Draw the practical line this way: gas logs in an open fireplace are ambiance, not heat — pretty flames, little useful output. A gas insert or a wood insert is a heater — sealed, efficient, and worth the install. So the real question is not just gas versus wood but open versus sealed: if you want the room warmer, choose a sealed appliance of either fuel over an open hearth, and size its venting to match. Put the install numbers side by side with the insert cost tool and the gas-fireplace cost tool.

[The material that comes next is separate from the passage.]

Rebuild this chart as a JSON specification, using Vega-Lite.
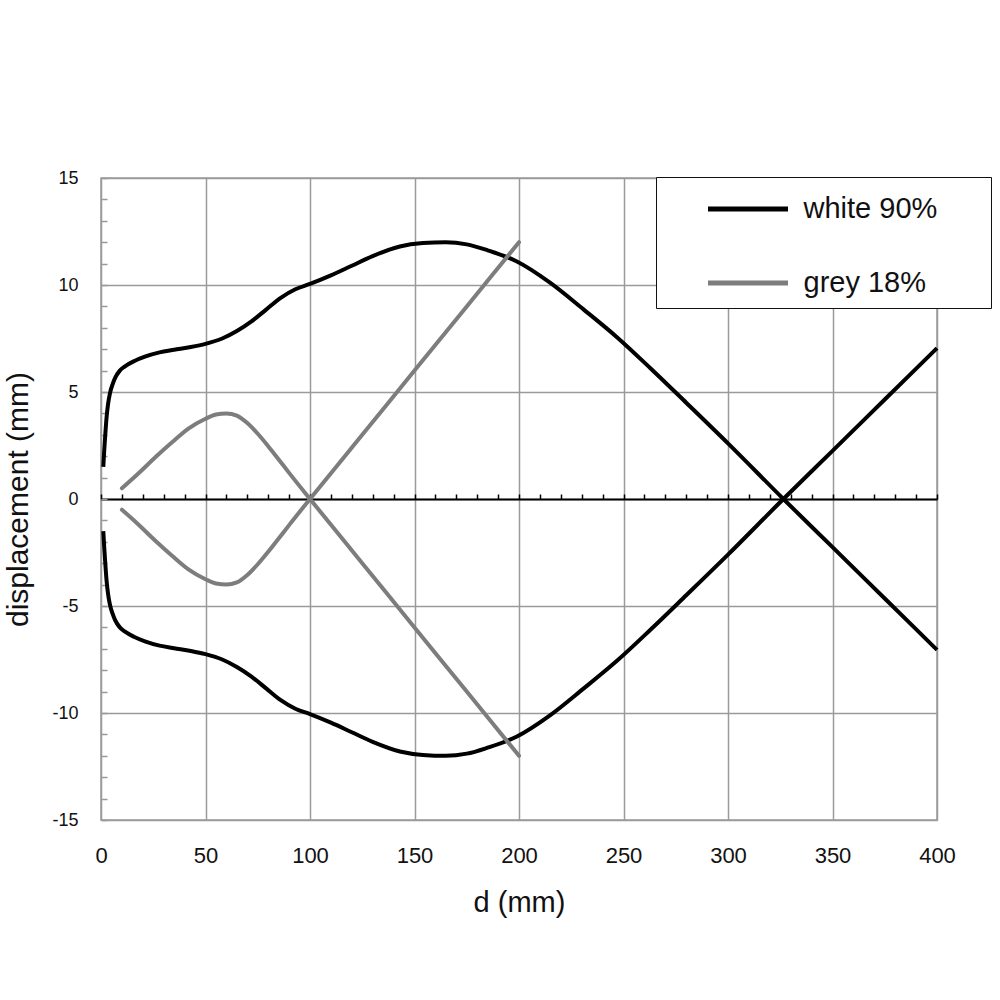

Whichever you pick, combustion, gas connections and venting are code-and-licensed-trade territory — a gas line is never a DIY item, and any appliance must be installed to its listing. For clean-burning wood appliances see the EPA Burn Wise program; for hearth products and industry guidance, the Hearth, Patio & Barbecue Association; and for venting standards and clearances, the National Fire Protection Association. This is planning background — the install costs are estimates from your own prices, and gas and venting work belongs to a licensed professional.

Frequently asked questions

Is a gas fireplace cheaper to run than wood?
It depends on local fuel prices — gas is billed by the meter, wood by the cord (or free if you cut your own). Gas wins on convenience and lighter upkeep; wood can win on running cost where firewood is cheap.
Does a gas fireplace need a chimney?
It needs proper venting — either direct-vent through a wall or B-vent up a flue — plus a gas line. It produces far less creosote than wood, so the venting maintenance is lighter, but the install adds the gas and vent work.
Can I put a wood insert in my open fireplace?
Yes, and it is a big efficiency gain, but the insert must vent through a correctly sized liner up the flue. That liner is a required part of the install, not an optional extra.
Is installing a gas fireplace a DIY job?
No. The gas line and venting are licensed-trade, code-governed work. The appliance must be installed to its listing by a qualified professional.
Do gas logs actually heat a room?
Not really — decorative gas logs in an open fireplace are ambiance, with little usable output. A sealed gas or wood insert is the heater; if you want warmth, choose sealed over open, either fuel.